I listened to a bit of Lydia Lunch’s set, then wandered back outside. There was something studied and overly professional about their sound. This was more like a chamber ensemble performing classic repertory than punk rock. I went over to the merch table and would’ve thanked Lunch for coming to play but she was entirely consumed in tense conversation with the club owner about getting paid. I bought a reissue of one of her early LPs with a fancy block-printed cover, said my goodbyes, and took off.

The next morning I checked out of the Motel 6 and went to Nancy’s Home Cooking for breakfast. I chose it after a quick Google search identified it as the closest non-chain spot to eat. I ordered the garbage omelette with grits and spent a happy half hour taking in the collection of handwritten signs which dominated the decor. The best was the one announcing that they no longer accepted boob or sock cash unless the customer was prepared to receive change from a similar source. One of the cooks walked by in a t-shirt which claimed theirs was “The Food You Dream of in Jail”. Had those been for sale, I would have definitely bought one.

Aside from seeing one of my favorite bands, there was one practical aspect to this trip. I’d been tracking the availability of a particular Ikea frame online for weeks without success. When I told my friend Tracy about this she suggested I check the Columbus store, and lo and behold, they had plenty. I walked in through the massive revolving door right as they opened at 10am, loaded a flat cart with five boxes each holding ten Ribba frames, and pushed it toward checkout. There, a very friendly woman asked all about what I was gonna do with so many frames, told me she wanted a giant version of Van Gogh’s Starry Night over her bed, and said both her neighbors were artists; one did landscapes while the other focused on religious themes. I wished her a good day, then drove to downtown Columbus.

I had an hour to kill before lunch with Tom so I went to the art museum. I spent most of my time there looking at a show of Soviet and Russian art from 1960 to 2010. There was some compelling stuff but my overall impression was one of sorrow at what my country had done to generations of its artists. The brutal governmental constraints lay like a thick patina over the surface of each artwork. Even the most strident pieces of agitprop had a grim, defeated air to them. The blazing July sun outside was a jarring contrast to the sad, oblique work inside. I blasted the rental’s AC and drove to Tom’s record store.

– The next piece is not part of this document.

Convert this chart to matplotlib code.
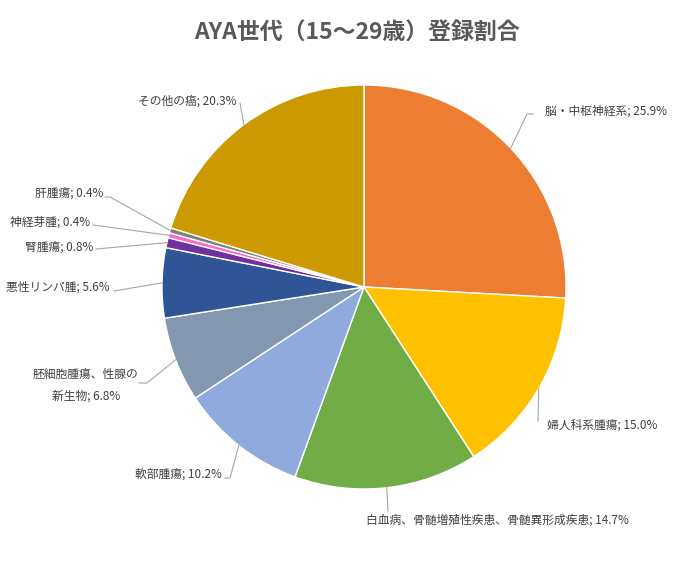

He’s been working at Used Kids for twenty years now. He doesn’t deal with the public, preferring to work in the office cataloguing, pricing, and buying collections of LPs. He has a graduate degree in library science but there are few jobs to be had in that field these days. Record collectors are librarians of a sort, so at least he gets to work in a field connected to his interests. Still, he’s hoping to get out one of these days. We got deli sandwiches from a supermarket called Lucky’s and took them back to the store to eat. An hour later I was back on the highway west en route to Chicago.

That night I sweated buckets humping Ikea frames up my three flights, then returned the car to Enterprise downtown. I was only gone a day and a half but the trip went some ways to rearrange my headspace which I think was needed. The reason to go other places is mostly to refresh one’s feeling of home.

p.s. Go see Alejandro Jodorowsky’s Endless PoetryIt’s amazing.